Here are a few points that I believe will strengthen the bond between mother and daughter.

  • Find common interest- Most mothers and daughters love pampering time. Schedule some girl time with your daughter and help her see that you two are more alike than different. This will break down some barriers and allow her to see you in a more relaxed setting and see you with a different set of eyes.
  • Give thoughtful advice- When giving advice to our daughters we oftentimes come off as authoritative vs. loving. Even though we are or our goal is to come from a loving place. When giving advice to our daughters allow the conversation to be a two way conversation, give advice or the recommendation and then explain why. When I was growing up my mother a lot of times said “Because I said so”, we are in the day and age where that statement will be at the downfall of our girls. They have too many avenues to get information from and not all of them have their best interest in mind. Make sure you set the stage to where your daughter feels comfortable coming to talk with you.
  • Make time to connect- In today’s society we are super busy. Busy with work, school, taking care of the home and everything else in between. Moms…….we absolutely have to make time to connect with our girls. During their tween and teen years girls start to have hormonal changes to their bodies, they begin to find interest in the opposite sex and their attitude starts to change……and oftentimes not for the better. Mother’s it’s better to get a jump start on connecting with your daughter so when all of these changes start to happen you won’t have to try a break down the wall of resistance.      

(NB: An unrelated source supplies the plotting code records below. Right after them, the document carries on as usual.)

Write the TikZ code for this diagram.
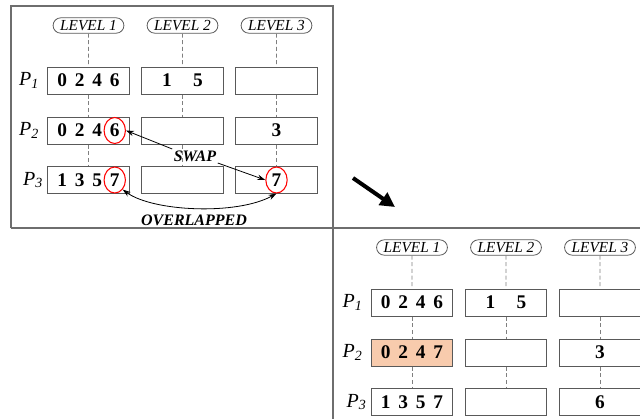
\documentclass[tikz,border=0pt]{standalone}
\usepackage{fontspec}
\setmainfont{Liberation Serif}
\usetikzlibrary{shapes.misc,shapes.geometric,arrows.meta,calc}

\definecolor{edge}{HTML}{595959}
\definecolor{guide}{HTML}{7F7F7F}
\definecolor{peach}{HTML}{F8CBAD}
\definecolor{frame}{HTML}{6E6E6E}

% one fixed-width slot per key inside a cell
\newcommand\dg[1]{\makebox[13.125pt]{#1}}
% process label P_i
\newcommand\proc[1]{\fontsize{15}{15}\selectfont\textit{P}\textsubscript{\textit{#1}}}

\begin{document}
\begin{tikzpicture}[x=0.75pt,y=-0.75pt,
  lvl/.style={rounded rectangle, draw=edge, line width=0.6pt, minimum width=54.75pt,
    minimum height=11.5pt, inner sep=0.8pt, font=\fontsize{11.5}{11.5}\selectfont\itshape},
  cell/.style={draw=edge, line width=0.75pt, fill=white, minimum width=61pt,
    minimum height=20.25pt, inner sep=0pt, font=\fontsize{14.5}{14.5}\selectfont\bfseries},
  guideline/.style={draw=guide, line width=0.6pt, dash pattern=on 3pt off 2pt},
  ring/.style={ellipse, draw=red, line width=0.8pt, minimum width=16pt,
    minimum height=19.5pt, inner sep=0pt},
  tag/.style={font=\fontsize{12}{12}\selectfont\bfseries\itshape, inner sep=1pt},
  link/.style={-{Stealth[length=6pt,width=4pt]}, line width=0.6pt},
  panelline/.style={draw=frame, line width=0.8pt}
]
\clip (0,0) rectangle (640,419);

% ---------- panel frames ----------
\draw[panelline] (11,228) -- (11,6) -- (333,6) -- (333,419);
\draw[panelline] (11,228) -- (640,228);

% ---------- before the swap ----------
\node[lvl] (tL1) at (88.5,25.5) {LEVEL 1};
\node[lvl] (tL2) at (182.5,25.5) {LEVEL 2};
\node[lvl] (tL3) at (276.5,25.5) {LEVEL 3};

\node (tP1) at (29,80.5) {\proc1};
\node (tP2) at (29,130.5) {\proc2};
\node (tP3) at (33,180) {\proc3};

\node[cell] (t11) at (88.5,80.5) {\dg0\dg2\dg4\dg6};
\node[cell] (t12) at (182.5,80.5) {1\hspace{16pt}5};
\node[cell] (t13) at (276.5,80.5) {};
\node[cell] (t21) at (88.5,130.5) {\dg0\dg2\dg4\dg6};
\node[cell] (t22) at (182.5,130.5) {};
\node[cell] (t23) at (276.5,130.5) {3};
\node[cell] (t31) at (88.5,180) {\dg1\dg3\dg5\dg7};
\node[cell] (t32) at (182.5,180) {};
\node[cell] (t33) at (276.5,180) {7};

\foreach \c in {1,2,3}{
  \draw[guideline] (tL\c) -- (t1\c);
  \draw[guideline] (t1\c) -- (t2\c);
  \draw[guideline] (t2\c) -- (t3\c);
}

\node[ring] (ringA) at ($(t21.center)+(26.25,0)$) {};
\node[ring] (ringB) at ($(t31.center)+(26.25,0)$) {};
\node[ring] (ringC) at (t33.center) {};

\node[tag] (swap) at (195,156) {SWAP};
\draw[link] (swap.north west) -- (ringA.east);
\draw[link] (swap.south east) -- (ringC.west);

\node[tag] (overlap) at (194,220) {OVERLAPPED};
\draw[{Stealth[length=6pt,width=4pt]}-{Stealth[length=6pt,width=4pt]}, line width=0.6pt]
  (ringB.south east) .. controls +(30,22) and +(-40,22) .. (ringC.south);

% ---------- transition ----------
\coordinate (go) at (353,178);
\coordinate (stop) at (395,207);
\draw[line width=3pt, -{Triangle[length=11pt,width=11pt]}] (go) -- (stop);

% ---------- after the swap ----------
\begin{scope}[shift={(323.5,222)}]
\node[lvl] (bL1) at (88.5,25.5) {LEVEL 1};
\node[lvl] (bL2) at (182.5,25.5) {LEVEL 2};
\node[lvl] (bL3) at (276.5,25.5) {LEVEL 3};

\node (bP1) at (29,80.5) {\proc1};
\node (bP2) at (29,130.5) {\proc2};
\node (bP3) at (33,180) {\proc3};

\node[cell] (b11) at (88.5,80.5) {\dg0\dg2\dg4\dg6};
\node[cell] (b12) at (182.5,80.5) {1\hspace{16pt}5};
\node[cell] (b13) at (276.5,80.5) {};
\node[cell, fill=peach] (b21) at (88.5,130.5) {\dg0\dg2\dg4\dg7};
\node[cell] (b22) at (182.5,130.5) {};
\node[cell] (b23) at (276.5,130.5) {3};
\node[cell] (b31) at (88.5,180) {\dg1\dg3\dg5\dg7};
\node[cell] (b32) at (182.5,180) {};
\node[cell] (b33) at (276.5,180) {6};

\foreach \c in {1,2,3}{
  \draw[guideline] (bL\c) -- (b1\c);
  \draw[guideline] (b1\c) -- (b2\c);
  \draw[guideline] (b2\c) -- (b3\c);
}
\end{scope}
\end{tikzpicture}
\end{document}
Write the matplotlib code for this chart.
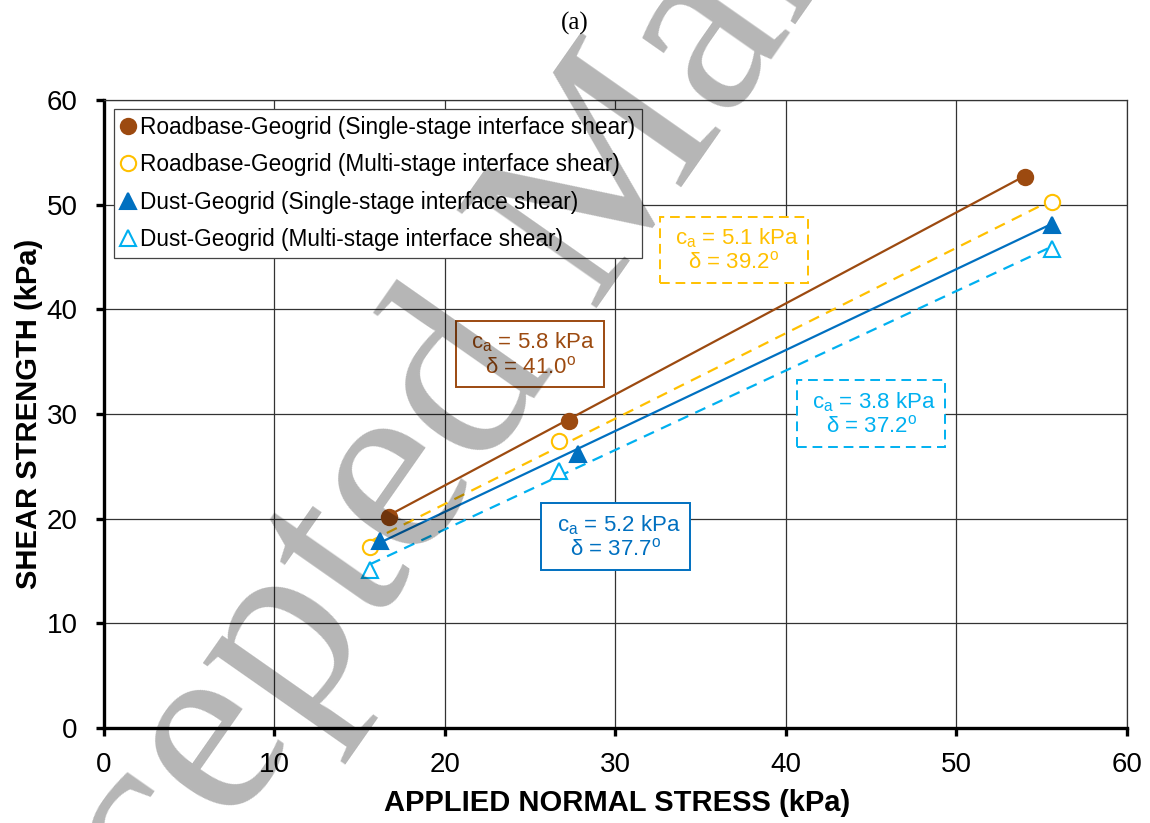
import numpy as np
import matplotlib

matplotlib.use("Agg")
import matplotlib.pyplot as plt
from matplotlib.lines import Line2D

plt.rcParams["font.family"] = ["Liberation Sans", "DejaVu Sans"]

# interface shear test results: normal stress (kPa) vs shear strength (kPa)
rb_single_x = [16.7, 27.3, 54.0]
rb_single_y = [20.2, 29.3, 52.6]
rb_multi_x = [15.6, 26.7, 55.6]
rb_multi_y = [17.3, 27.4, 50.3]
dust_single_x = [16.2, 27.8, 55.6]
dust_single_y = [17.9, 26.2, 48.1]
dust_multi_x = [15.6, 26.7, 55.6]
dust_multi_y = [15.1, 24.6, 45.8]

# fitted adhesion (kPa) and interface friction angle (deg)
adhesion = [5.8, 5.1, 5.2, 3.8]
friction = [41.0, 39.2, 37.7, 37.2]

names = [
    "Roadbase-Geogrid (Single-stage interface shear)",
    "Roadbase-Geogrid (Multi-stage interface shear)",
    "Dust-Geogrid (Single-stage interface shear)",
    "Dust-Geogrid (Multi-stage interface shear)",
]

BROWN = "#9C4A10"
YELLOW = "#FFC000"
BLUE = "#0070C0"
CYAN = "#00B0F0"
DASH = (0, (5, 3.5))

series = [
    (rb_single_x, rb_single_y, BROWN, "o", True, "-"),
    (rb_multi_x, rb_multi_y, YELLOW, "o", False, DASH),
    (dust_single_x, dust_single_y, BLUE, "^", True, "-"),
    (dust_multi_x, dust_multi_y, CYAN, "^", False, DASH),
]

# where each fit label sits (data coords) and its frame style
label_pos = [(25.0, 35.7, "-"), (36.95, 45.65, "--"), (30.0, 18.25, "-"), (45.0, 30.0, "--")]

fig = plt.figure(figsize=(11.5, 8.23), dpi=100)
ax = fig.add_axes([0.0904, 0.1154, 0.8896, 0.7631])

handles = []
for (xs, ys, col, mk, filled, ls), c, d in zip(series, adhesion, friction):
    xs = np.asarray(xs)
    xl = np.array([xs.min(), xs.max()])
    ax.plot(xl, c + np.tan(np.radians(d)) * xl, color=col, lw=1.6, ls=ls, zorder=3)
    ax.plot(xs, ys, ls="none", marker=mk, ms=11,
            mfc=col if filled else "white", mec=col, mew=1.5, zorder=4)
    handles.append(Line2D([], [], ls="none", marker=mk, ms=11,
                          mfc=col if filled else "white", mec=col, mew=1.5))

for (xs, ys, col, mk, filled, ls), c, d, (tx, ty, bls) in zip(series, adhesion, friction, label_pos):
    txt = f" c$_\\mathregular{{a}}$ = {c:.1f} kPa \nδ = {d:.1f}$^\\mathregular{{o}}$"
    ax.text(tx, ty, txt, color=col, fontsize=16, ha="center", va="center",
            linespacing=1.1, zorder=5,
            bbox=dict(boxstyle="square,pad=0.42", fc="white", ec=col, lw=1.4,
                      ls=(0, (5, 3)) if bls == "--" else "-"))

ax.set_xlim(0, 60)
ax.set_ylim(0, 60)
ax.set_xticks(range(0, 61, 10))
ax.set_yticks(range(0, 61, 10))
ax.grid(True, color="#333333", lw=0.9)
ax.set_axisbelow(True)
for side in ("top", "right"):
    ax.spines[side].set_color("#333333")
    ax.spines[side].set_linewidth(0.9)
for side in ("left", "bottom"):
    ax.spines[side].set_color("black")
    ax.spines[side].set_linewidth(2.4)
ax.tick_params(direction="out", length=6, width=2.4, labelsize=20)
ax.tick_params(axis="x", pad=11)
ax.tick_params(axis="y", pad=13)

ax.set_xlabel("APPLIED NORMAL STRESS (kPa)", fontsize=21, fontweight="bold")
ax.set_ylabel("SHEAR STRENGTH (kPa)", fontsize=21, fontweight="bold")
ax.xaxis.set_label_coords(0.502, -0.097)
ax.yaxis.set_label_coords(-0.06, 0.5)

leg = ax.legend(handles, names, loc="upper left", bbox_to_anchor=(0.0098, 0.986),
                fontsize=16.3, frameon=True, fancybox=False, edgecolor="#444444",
                framealpha=1, handlelength=0.6, handletextpad=0.25,
                borderpad=0.3, labelspacing=0.64, borderaxespad=0)
leg.get_frame().set_linewidth(0.9)
leg.set_zorder(6)

fig.text(0.5, 0.972, "(a)", ha="center", va="center", fontsize=18,
         family="Liberation Serif")

# diagonal manuscript watermark
fig.text(0.55, 0.688, "Accepted Manuscript", rotation=55, rotation_mode="anchor",
         ha="center", va="baseline", fontsize=188, family="Liberation Serif",
         color="black", alpha=0.29, zorder=10)

fig.savefig("out.png", dpi=100)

  • Mom, your daughter is a reflection of you- Mom your daughter is a miniature you, when you look at her you see a younger version of yourself and you want her to avoid all of the mistakes you made and the hardships you experience. That can only happen when the doors of communication are open. In order for our daughters to understand who we are as women, they need to know what made us the strong, passionate, confident woman we are today. Let’s sit down and start that conversation and allow our daughters to know who we are, how we got to this point and how they too can be a powerful, successful and confident woman.